The war UKR is fighting is not the war we’ll be fighting against China if we ever get to that point.

The future of warfare will always look different from conflict to conflict. Always has, always will.

It’s not to say that FPV drones and autonomous maritime drones are going to go away; it’s that the war we are preparing to fight is global—urban, jungle, precipitous, desert, from the seabed to space, and not along a 1000 km FLOT in our back yard.

UKR does not have access to all the tools in our arsenal, which means they are relegated to make due with drones and commercial (and highly exploitable) communication architectures.

They are also precluded from using US weaponry to strike Russia or Iran, for that matter, which means they’ll never defeat the source of Russian, Iranian, and Chinese commodities (material support, money, etc.).

Comparing what the US and its allies and partners will face in the next conflict to that of which UKR is facing now isn’t an accurate comparison.

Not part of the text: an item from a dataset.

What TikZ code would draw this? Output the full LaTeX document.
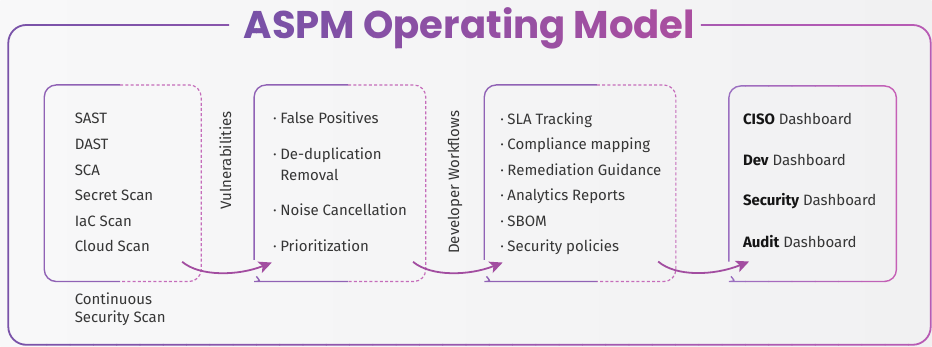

If we think for one second we are willing to accept 100,000+ American deaths while not using ICBMs, TBMs, SLBMs, strategic bombers, and other highly sophisticated weapons, we are wrong.

We will face drones, as we did during campaigns to eliminate ISIS, but we also have deep-strike weapons to bomb factories and supply chains and can execute leadership strikes worldwid… everything is on the table when the US goes interstate.

If the US were in UKR’s position, we would have smashed Russia when they were sitting in their assembly areas preparing to invade. And if Russia showed any resolve beyond that, we would have destroyed all of their factories, air bases, and naval fleet before they could reconstitute.